Working to change the criminal legal system is important to me because the system is profoundly unfair and inhumane. Since the criminal legal system is where people end up after many other systems have failed them, I feel a particular responsibility as a social worker to work to change this punitive system. My privilege as a White man has made it so that my experiences with police are far different than the experiences of my Black, Latinx, and Indigenous brothers and sisters. I feel an obligation to use this privilege to help change a system that oppresses Black, Indigenous, and people of color and advantages people like me. I consider myself an abolitionist and want us to live in a country where the criminal legal system is used as little as possible and ideally not at all. This may lead some to question: if you consider yourself an abolitionist, why do you spend time working within the system on criminal legal reform? I do this for a number of reasons.

I consider myself an abolitionist and want us to live in a country where the criminal legal system is used as little as possible and ideally not at all. This may lead some to question: if you consider yourself an abolitionist, why do you spend time working within the system on criminal legal reform? I do this for a number of reasons.

First, I believe, and history supports, that change generally occurs incrementally. We currently incarcerate a larger share of our population than any country in the world, so it seems unlikely to me that we would go from that reality to a new reality where no one is incarcerated and where police do not exist. This does not mean that social workers who believe in abolition should not push for it.

I believe they should, but I also believe we need some social workers to work within these systems to reform them in the short term, so that we move closer to our long-term vision of justice. If people who do not have social work values are responsible for all the decisions within the criminal legal system, we will continue to see oppressive criminal legal policies and practices.

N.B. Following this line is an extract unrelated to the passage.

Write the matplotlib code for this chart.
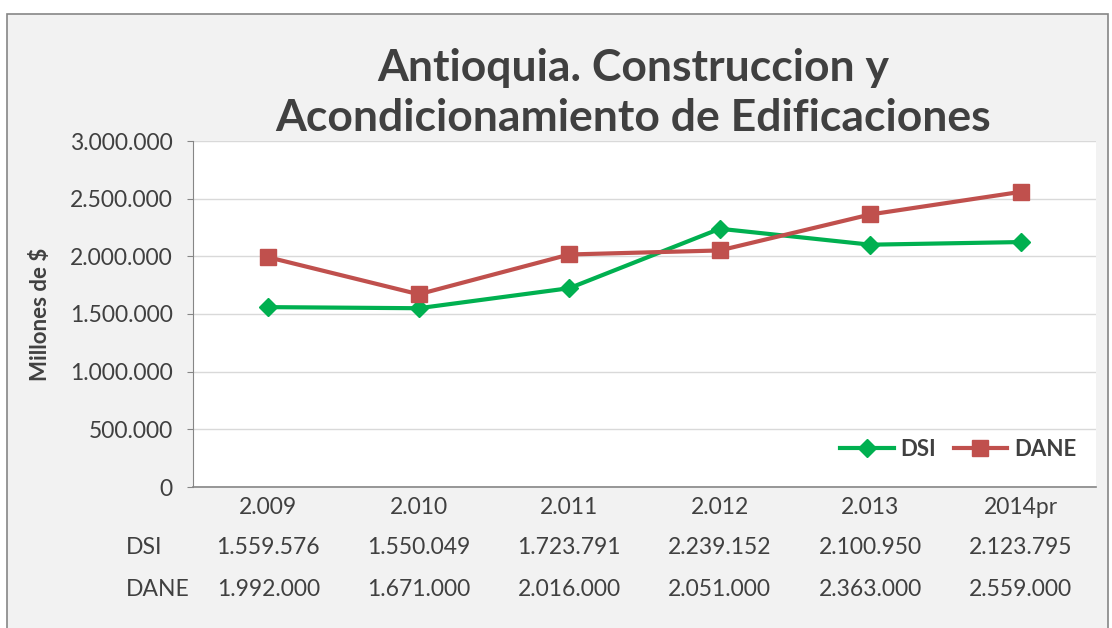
import matplotlib.pyplot as plt
from matplotlib.patches import Rectangle

plt.rcParams['font.family'] = ['Lato', 'DejaVu Sans']

categorias = ['2.009', '2.010', '2.011', '2.012', '2.013', '2014pr']
dsi = [1559576, 1550049, 1723791, 2239152, 2100950, 2123795]
dane = [1992000, 1671000, 2016000, 2051000, 2363000, 2559000]
dsi_txt = ['1.559.576', '1.550.049', '1.723.791', '2.239.152', '2.100.950', '2.123.795']
dane_txt = ['1.992.000', '1.671.000', '2.016.000', '2.051.000', '2.363.000', '2.559.000']
yticks = [0, 500000, 1000000, 1500000, 2000000, 2500000, 3000000]
ylabels = ['0', '500.000', '1.000.000', '1.500.000', '2.000.000', '2.500.000', '3.000.000']

gris_txt = '#404040'
verde = '#00B050'
rojo = '#C0504D'
fs = 16.5

fig = plt.figure(figsize=(11.12, 6.28), dpi=100, facecolor='white')
# fondo del grafico con borde
fig.patches.append(Rectangle((7/1112, -0.01), 1101/1112, 1 - 14/628 + 0.01,
                             transform=fig.transFigure, facecolor='#F2F2F2',
                             edgecolor='#868686', linewidth=1.2, zorder=-10))

ax = fig.add_axes([193/1112, 1 - 487/628, 903/1112, 346/628])
ax.set_facecolor('white')

x = list(range(len(categorias)))
ax.plot(x, dsi, color=verde, linewidth=3, marker='D', markersize=9, label='DSI', zorder=3)
ax.plot(x, dane, color=rojo, linewidth=3, marker='s', markersize=11, label='DANE', zorder=3)

ax.set_xlim(-0.5, len(categorias) - 0.5)
ax.set_ylim(0, 3000000)
ax.set_yticks(yticks)
ax.set_yticklabels(ylabels, fontsize=fs, color=gris_txt)
ax.set_xticks(x)
ax.set_xticklabels([])
ax.tick_params(axis='x', length=0)
ax.tick_params(axis='y', length=4.5, color='#868686', pad=10)
ax.grid(axis='y', color='#D9D9D9', linewidth=1)
ax.set_axisbelow(True)
for s in ['top', 'right']:
    ax.spines[s].set_visible(False)
ax.spines['left'].set_color('#868686')
ax.spines['bottom'].set_color('#868686')
ax.spines['bottom'].set_linewidth(1.2)

ax.set_ylabel('Millones de $', fontsize=16, fontweight='bold', color=gris_txt, labelpad=14)

# tabla de datos
tr = ax.get_xaxis_transform()
for i in x:
    ax.text(i, -0.058, categorias[i], transform=tr, ha='center', va='center', fontsize=fs, color=gris_txt)
    ax.text(i, -0.176, dsi_txt[i], transform=tr, ha='center', va='center', fontsize=fs, color=gris_txt)
    ax.text(i, -0.295, dane_txt[i], transform=tr, ha='center', va='center', fontsize=fs, color=gris_txt)
fig.text(126/1112, 1 - 548/628, 'DSI', ha='left', va='center', fontsize=fs, color=gris_txt)
fig.text(126/1112, 1 - 589/628, 'DANE', ha='left', va='center', fontsize=fs, color=gris_txt)

ax.legend(loc='lower right', ncol=2, frameon=False, handlelength=2.4,
          columnspacing=0.8, handletextpad=0.3, prop={'weight': 'bold', 'size': 16},
          bbox_to_anchor=(1.0, 0.02))
for t in ax.get_legend().get_texts():
    t.set_color(gris_txt)

fig.text(633/1112, 1 - 93/628, 'Antioquia. Construccion y\nAcondicionamiento de Edificaciones',
         ha='center', va='center', fontsize=32, fontweight='bold', color=gris_txt, linespacing=1.3)

fig.savefig('out.png', dpi=100, facecolor='white')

Second, having evidence about what works and what does not work in criminal legal reform is critical for sustaining long-term change in the criminal legal system. Because harsh criminal legal policies are the norm, ineffective reforms that move away from punitiveness but lead to other negative outcomes (for instance an increase in crime) are likely to lead to backlash that may prevent additional reforms from being implemented. In fact, the perception (although inaccurate) in the 1970s that “rehabilitation” efforts did not work was an important driver of mass incarceration. It is for this reason that much of my research focuses on identifying criminal legal reform policies that are effective.

Third, tens of millions of people are entangled in the criminal legal system every year. And this criminal legal system involvement has profound collateral consequences and negative implications for individuals’ liberty, health, and economic situation, and also negatively impacts the families and communities of those who are enmeshed in the criminal legal system. Do we not have an obligation to work to help improve the lives of people who are currently harmed by the criminal legal system? I believe we do because, if not, we are allowing people who are currently incarcerated to suffer.

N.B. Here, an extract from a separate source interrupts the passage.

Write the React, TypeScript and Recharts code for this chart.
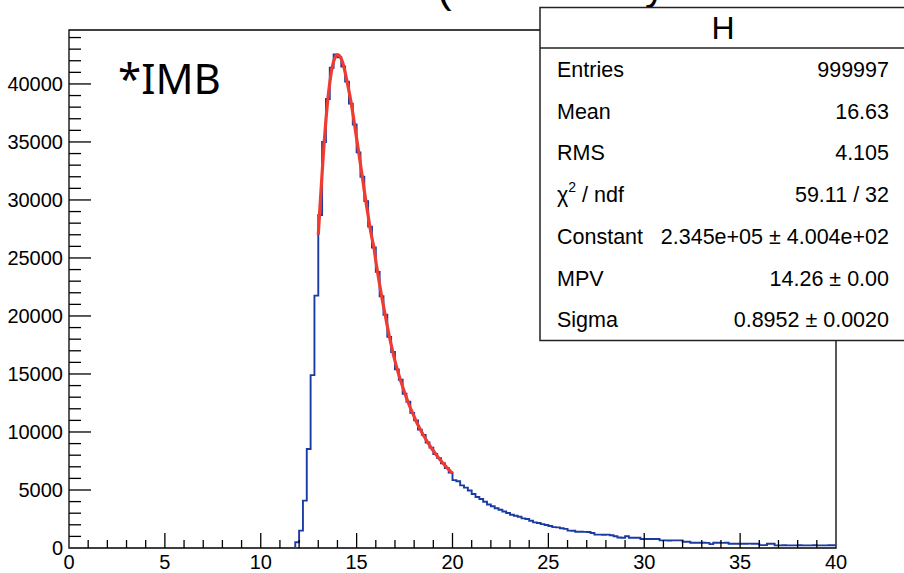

Do we not have an obligation to work to help improve the lives of people who are currently harmed by the criminal legal system? I believe we do because, if not, we are allowing people who are currently incarcerated to suffer.

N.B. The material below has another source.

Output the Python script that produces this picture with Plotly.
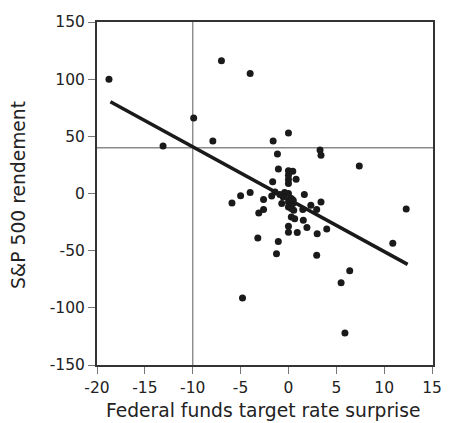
import plotly.graph_objects as go

# Scatter data: Federal funds target rate surprise vs S&P 500 return
surprise = [-18.75, -13.1, -9.9, -7.9, -7.0, -4.0, -1.6, 0.0, 3.3, 3.4,
            7.4, 12.3, 10.9, 6.4, 5.5, 5.9, -4.8, -1.15, -1.05, 0.0,
            0.45, 0.0, 0.8, 0.0, -1.65, 0.0, -4.0, -5.0, -5.9, -2.6,
            -1.75, -0.9, -0.4, 0.0, -0.55, 0.3, 0.0, 0.47, 0.0, 0.3,
            1.66, 0.55, 1.5, 2.34, 2.95, 3.4, -2.6, -3.1, 0.3, 0.65,
            1.55, 0.0, 0.0, 0.92, 1.93, 3.0, 4.0, -3.2, -1.06, -1.25,
            2.95, -1.4, -0.7, 0.5]
sp500 = [100, 41.5, 66, 46, 116, 105, 46, 53, 38, 33.5,
         24, -13.5, -43.5, -67.5, -78, -122, -91.5, 34.5, 21.5, 20,
         19.5, 16, 12.5, 12.3, 10.3, 8.8, 0.9, -2.0, -8.3, -5.3,
         -2.2, -0.9, 0.9, 0.0, -3.0, -4.4, -7.4, -8.8, -11.7, -13.2,
         -0.9, -14.6, -14, -10.2, -14, -7.4, -14, -17, -20.5, -22,
         -23.5, -28.7, -33.8, -34.2, -29.8, -35.3, -31, -39, -42, -52.6,
         -54, 1.4, -8.8, -6]

# Fitted regression line endpoints
fit_x = [-18.6, 12.45]
fit_y = [80.3, -62]

# Reference lines
ref_x = -10
ref_y = 40

x_ticks = [-20, -15, -10, -5, 0, 5, 10, 15]
x_ticklabels = ["-20", "-15", "-10", "-5", "0", "5", "10", "15"]
y_ticks = [-150, -100, -50, 0, 50, 100, 150]
y_ticklabels = ["-150", "-100", "-50", "0", "50", "100", "150"]

x_range = [-20.0, 15.1]
y_range = [-150, 150]

FONT = "DejaVu Sans"
DARK = "#1a1a1a"

fig = go.Figure()

# reference lines
fig.add_trace(go.Scatter(x=[ref_x, ref_x], y=y_range, mode="lines",
                         line=dict(color="#8a8a8a", width=1.4),
                         hoverinfo="skip", showlegend=False))
fig.add_trace(go.Scatter(x=x_range, y=[ref_y, ref_y], mode="lines",
                         line=dict(color="#8a8a8a", width=1.4),
                         hoverinfo="skip", showlegend=False))

fig.add_trace(go.Scatter(x=surprise, y=sp500, mode="markers",
                         marker=dict(color=DARK, size=7, line=dict(width=0)),
                         showlegend=False))

fig.add_trace(go.Scatter(x=fit_x, y=fit_y, mode="lines",
                         line=dict(color=DARK, width=3.5),
                         showlegend=False))

axis_common = dict(showline=True, linecolor="#333333", linewidth=2, mirror=True,
                   ticks="outside", ticklen=7, tickwidth=1.3, tickcolor="#777777",
                   showgrid=False, zeroline=False,
                   tickfont=dict(family=FONT, size=15.5, color="#222222"))

fig.update_xaxes(range=x_range, tickvals=x_ticks, ticktext=x_ticklabels, **axis_common)
fig.update_yaxes(range=y_range, tickvals=y_ticks, ticktext=y_ticklabels, **axis_common)

fig.update_layout(
    width=451, height=423,
    margin=dict(l=97, r=9, t=22, b=58),
    plot_bgcolor="white", paper_bgcolor="white",
    font=dict(family=FONT, color="#222222"),
    annotations=[
        dict(text="Federal funds target rate surprise", xref="paper", yref="paper",
             x=(268 - 97) / 345, y=-(410 - 365) / 343, xanchor="center", yanchor="middle",
             showarrow=False, font=dict(family=FONT, size=18.7, color="#222222")),
        dict(text="S&P 500 rendement", xref="paper", yref="paper",
             x=-(97 - 17) / 345, y=(365 - 195) / 343, xanchor="center", yanchor="middle",
             textangle=-90, showarrow=False,
             font=dict(family=FONT, size=18.7, color="#222222")),
    ],
)

fig.write_html("out.html")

Given this, what should social work’s role be in the criminal legal system? It is my view that we need a multi-pronged approach. We need people who support abolition and keep pushing the conversation forward. And we also need people working within our current political reality and within the current system to improve the criminal legal system so that it does less harm. Further, we need to address every point in the criminal legal system, including policing, pretrial detention, indigent defense, prosecution, sentencing, conditions of confinement, and community reentry/parole. Regardless of what approach we choose to take as individuals, we need to be guided by a respect for every person’s humanity, a desire to reduce harm and support healing, a recognition of the structural factors that lead to criminal legal involvement, and an emphasis on treating all people equitably. Perhaps most importantly, we need to lead the fight by centering the lives and voices of people who are directly impacted. The journey is long and hard, and we have so much work to do, but we will get there together.